Oti Corona / –Qué guapa estoy.
Sin dejar de sonreír, dio unos pasos hacia el espejo. Se alejó de nuevo. Se colocó de perfil. Se puso de puntillas y dio un par de vueltas. Admiró sus piernas rechonchas, sus tiernos bracitos y el abombamiento de su barrigota, último resquicio del bebé que había sido hasta hacía muy poco.
–Estoy guapísima, mami. Guapísima –repitió.
Acababa de cumplir tres años y se estaba probando su primer maillot.
Tenía la cabeza tan grande que la enfermera de pediatría la tuvo que medir dos veces en una de las revisiones porque creyó que se había equivocado. Era una cabeza, de todas formas, dentro de la normalidad. A veces no le entraban los cuellos de las camisetas, incluso los de aquellas que tenían el detalle de ofrecer dos botones en un lateral. Estaba muy enfadada con los fabricantes. Si la ropa era de su talla, ¿por qué eran tan pequeños los agujeros para la cabeza?
Nunca se le había ocurrido pensar que quizás tenía la barriga demasiado gorda para ponerse un maillot, o que era una cabezona y que por eso a veces costaba horrores ponerse y quitarse las camisetas. Su cuerpo era perfecto. Con él había aprendido a relacionarse con el mundo. A oler y degustar, a mirar, a oír y a tocar, y más adelante a reptar y a gatear, a correr, saltar y hasta dar sus primeros pasos de baile. Qué maravilla, su cuerpo. Qué portento. Qué belleza.
Unos años después, esa nena se había convertido en una mujercita convencida de que su cuerpo era un conglomerado de imperfecciones. Todas sus amigas compartían esa sensación. Ninguna estaba contenta con su físico. La que no tenía los brazos flácidos, tenía los muslos acorchados y la que no, las piernas demasiado flacas, o los tobillos de elefante o el cuello de jirafa, cuando no le sobraban dos centímetros de altura o le faltaban cuatro. Todas, las gordas y las flacas, seguían algún tipo de dieta porque a todas les sobraban esos quilitos aquí (en el culo) o allí (en la barriga).

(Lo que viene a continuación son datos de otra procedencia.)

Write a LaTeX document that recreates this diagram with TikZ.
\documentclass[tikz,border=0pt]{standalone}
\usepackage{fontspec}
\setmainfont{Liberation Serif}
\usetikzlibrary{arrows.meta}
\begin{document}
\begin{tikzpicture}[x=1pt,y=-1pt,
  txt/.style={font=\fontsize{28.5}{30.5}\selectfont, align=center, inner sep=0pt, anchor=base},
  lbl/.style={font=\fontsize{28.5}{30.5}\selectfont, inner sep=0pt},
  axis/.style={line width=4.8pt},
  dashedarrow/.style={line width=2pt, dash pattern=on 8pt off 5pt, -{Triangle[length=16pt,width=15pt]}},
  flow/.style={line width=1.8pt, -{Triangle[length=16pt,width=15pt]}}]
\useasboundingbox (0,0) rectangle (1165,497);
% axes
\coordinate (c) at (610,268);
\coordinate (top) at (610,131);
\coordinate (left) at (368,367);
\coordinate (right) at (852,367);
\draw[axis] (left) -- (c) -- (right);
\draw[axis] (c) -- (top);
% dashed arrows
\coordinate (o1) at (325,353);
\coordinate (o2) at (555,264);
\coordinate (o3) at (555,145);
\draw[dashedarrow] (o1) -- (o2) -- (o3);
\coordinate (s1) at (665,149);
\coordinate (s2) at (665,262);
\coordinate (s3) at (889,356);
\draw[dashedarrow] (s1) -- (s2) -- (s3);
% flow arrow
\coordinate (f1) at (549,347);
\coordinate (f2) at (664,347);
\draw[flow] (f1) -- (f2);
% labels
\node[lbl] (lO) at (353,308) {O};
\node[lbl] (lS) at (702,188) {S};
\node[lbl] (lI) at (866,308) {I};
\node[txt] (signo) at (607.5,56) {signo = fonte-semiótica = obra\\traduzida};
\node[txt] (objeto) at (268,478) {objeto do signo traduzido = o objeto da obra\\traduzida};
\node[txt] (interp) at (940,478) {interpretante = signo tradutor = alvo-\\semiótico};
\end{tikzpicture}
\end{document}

Lo cierto es que la niña seguía siendo guapísima. El problema era que había claudicado. Fue fácil vencer lo de los cuellos de las camisetas demasiado pequeños mientras todo el mundo le repetía lo guapa que era, pero imposible enfrentarse a lo que vino después.
Las mangas ridículamente estrechas de los jerséis. Los ceñidos imposibles de las camisetas. Las tallas únicas. Las cañas de las botas tan estrechas que cortaban la circulación. Los bajos de los pitillos que no pasaban de los talones. Los sujetadores con relleno porque era, al parecer, necesario subir dos tallas. Los pies rebosando por fuera de las suelas de las sandalias. Las fajas talla XS. Las franquicias con tiendas separadas para chicas curvies. Compañeros de clase que usaban “gorda” como insulto. Alusiones a su físico para desacreditar sus opiniones. Modelos y referentes jovencísimas, sin celulitis, sin estrías, sin granos. Delgadísimas siempre.
La niña que era feliz embutida en su maillot es hoy una mujer que se echa a temblar cuando tiene que salir a comprarse ropa. Su cuerpo se ha convertido en un estorbo, un lastre, una vergüenza. Ese es el mensaje con el que se la ha bombardeado día tras día, en todas partes, a todas horas. Hasta que se ha rendido.
Esa niña eres tú. ¿Cuándo fue la última vez que te paseaste delante del espejo y admiraste tu físico? ¿Cuándo fue la última vez que te maravillaste ante tu propia belleza? ¿Cuándo fue la última vez que estuviste guapa?